## [EXERCISE INPUT]
***

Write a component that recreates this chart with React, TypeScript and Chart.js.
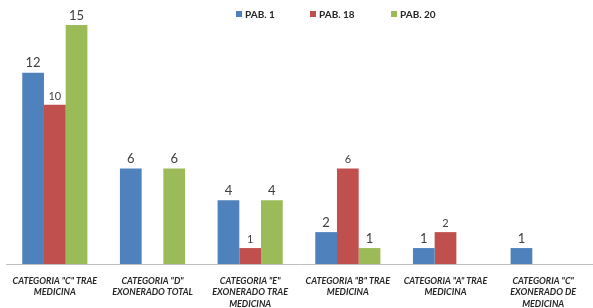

***

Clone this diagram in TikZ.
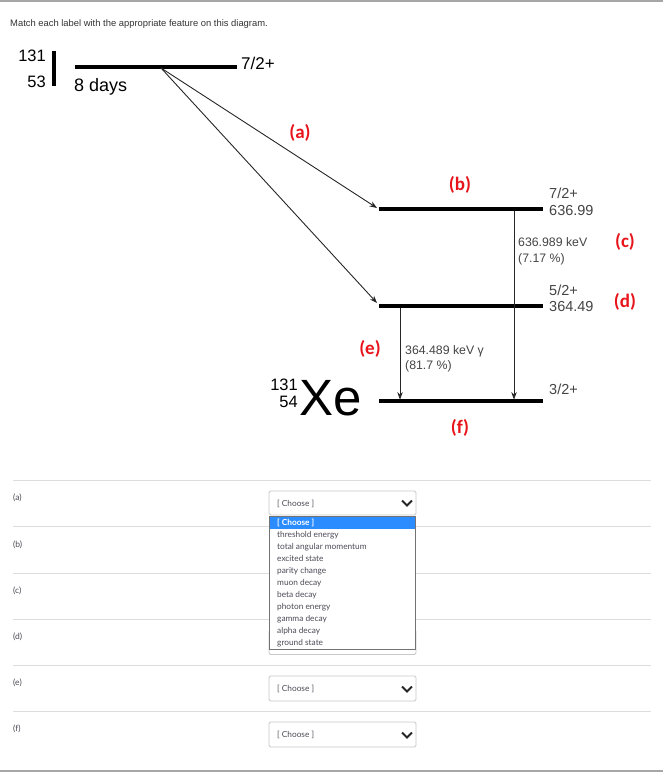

***

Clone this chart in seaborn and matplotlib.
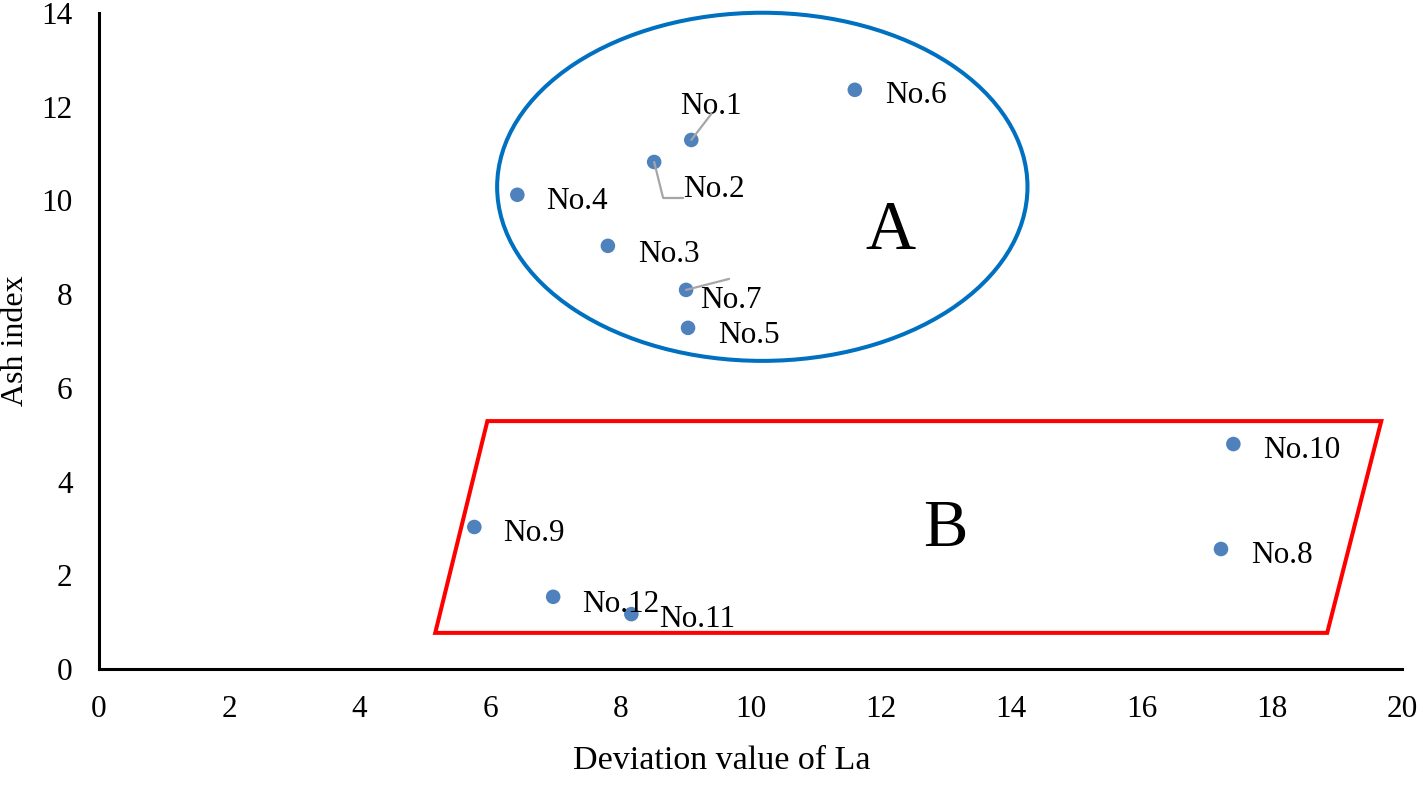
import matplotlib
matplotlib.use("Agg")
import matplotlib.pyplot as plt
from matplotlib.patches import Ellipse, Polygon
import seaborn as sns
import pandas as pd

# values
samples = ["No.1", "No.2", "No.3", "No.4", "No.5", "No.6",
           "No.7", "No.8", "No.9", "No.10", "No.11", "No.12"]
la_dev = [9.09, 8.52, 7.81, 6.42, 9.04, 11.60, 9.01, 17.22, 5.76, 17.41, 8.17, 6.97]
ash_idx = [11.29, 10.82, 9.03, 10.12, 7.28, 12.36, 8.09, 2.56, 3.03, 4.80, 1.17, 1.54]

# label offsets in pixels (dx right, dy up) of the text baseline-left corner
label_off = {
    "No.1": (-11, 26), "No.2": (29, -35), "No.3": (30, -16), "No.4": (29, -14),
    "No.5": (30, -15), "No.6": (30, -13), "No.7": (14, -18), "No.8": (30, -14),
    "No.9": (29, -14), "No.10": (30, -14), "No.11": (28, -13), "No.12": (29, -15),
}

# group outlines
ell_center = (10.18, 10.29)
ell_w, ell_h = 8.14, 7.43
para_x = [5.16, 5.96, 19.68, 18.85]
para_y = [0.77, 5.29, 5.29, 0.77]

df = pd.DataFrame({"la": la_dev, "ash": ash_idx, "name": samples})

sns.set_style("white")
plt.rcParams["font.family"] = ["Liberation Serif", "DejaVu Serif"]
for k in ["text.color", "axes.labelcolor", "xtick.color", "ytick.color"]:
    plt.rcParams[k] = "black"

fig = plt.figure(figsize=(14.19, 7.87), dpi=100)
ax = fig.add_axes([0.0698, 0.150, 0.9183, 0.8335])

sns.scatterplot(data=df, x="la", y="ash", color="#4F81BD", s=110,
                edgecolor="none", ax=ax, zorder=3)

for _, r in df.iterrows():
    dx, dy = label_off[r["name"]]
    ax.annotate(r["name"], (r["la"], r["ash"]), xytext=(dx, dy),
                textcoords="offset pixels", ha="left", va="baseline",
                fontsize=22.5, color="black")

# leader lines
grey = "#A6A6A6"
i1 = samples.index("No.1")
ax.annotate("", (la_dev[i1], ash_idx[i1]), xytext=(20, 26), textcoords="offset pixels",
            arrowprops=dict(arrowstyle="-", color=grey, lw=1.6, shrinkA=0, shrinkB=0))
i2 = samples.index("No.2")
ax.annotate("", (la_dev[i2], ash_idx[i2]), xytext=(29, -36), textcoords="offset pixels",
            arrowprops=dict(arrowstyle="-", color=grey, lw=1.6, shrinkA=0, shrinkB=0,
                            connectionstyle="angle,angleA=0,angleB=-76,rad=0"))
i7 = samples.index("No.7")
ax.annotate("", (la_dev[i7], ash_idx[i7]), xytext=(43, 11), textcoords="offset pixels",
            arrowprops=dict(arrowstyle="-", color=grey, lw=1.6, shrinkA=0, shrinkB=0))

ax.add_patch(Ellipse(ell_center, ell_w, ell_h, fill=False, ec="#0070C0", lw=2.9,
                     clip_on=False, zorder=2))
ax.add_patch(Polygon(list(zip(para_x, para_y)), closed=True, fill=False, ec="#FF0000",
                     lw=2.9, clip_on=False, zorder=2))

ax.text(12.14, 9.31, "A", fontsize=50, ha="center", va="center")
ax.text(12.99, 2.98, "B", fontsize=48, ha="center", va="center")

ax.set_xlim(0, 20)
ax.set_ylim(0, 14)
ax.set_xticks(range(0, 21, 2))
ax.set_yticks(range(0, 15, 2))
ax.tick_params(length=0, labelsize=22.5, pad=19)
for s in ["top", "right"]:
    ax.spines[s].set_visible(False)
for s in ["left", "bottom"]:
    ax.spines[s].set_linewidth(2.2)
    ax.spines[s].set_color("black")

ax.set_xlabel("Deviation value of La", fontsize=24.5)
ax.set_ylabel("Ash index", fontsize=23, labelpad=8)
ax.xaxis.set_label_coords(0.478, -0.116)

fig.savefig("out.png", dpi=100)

***

## [WHAT YOU HAVE TO DO]
All lines above with "this" in them should be returned.

## [FINAL ANSWER]
Write a component that recreates this chart with React, TypeScript and Chart.js.
Clone this diagram in TikZ.
Clone this chart in seaborn and matplotlib.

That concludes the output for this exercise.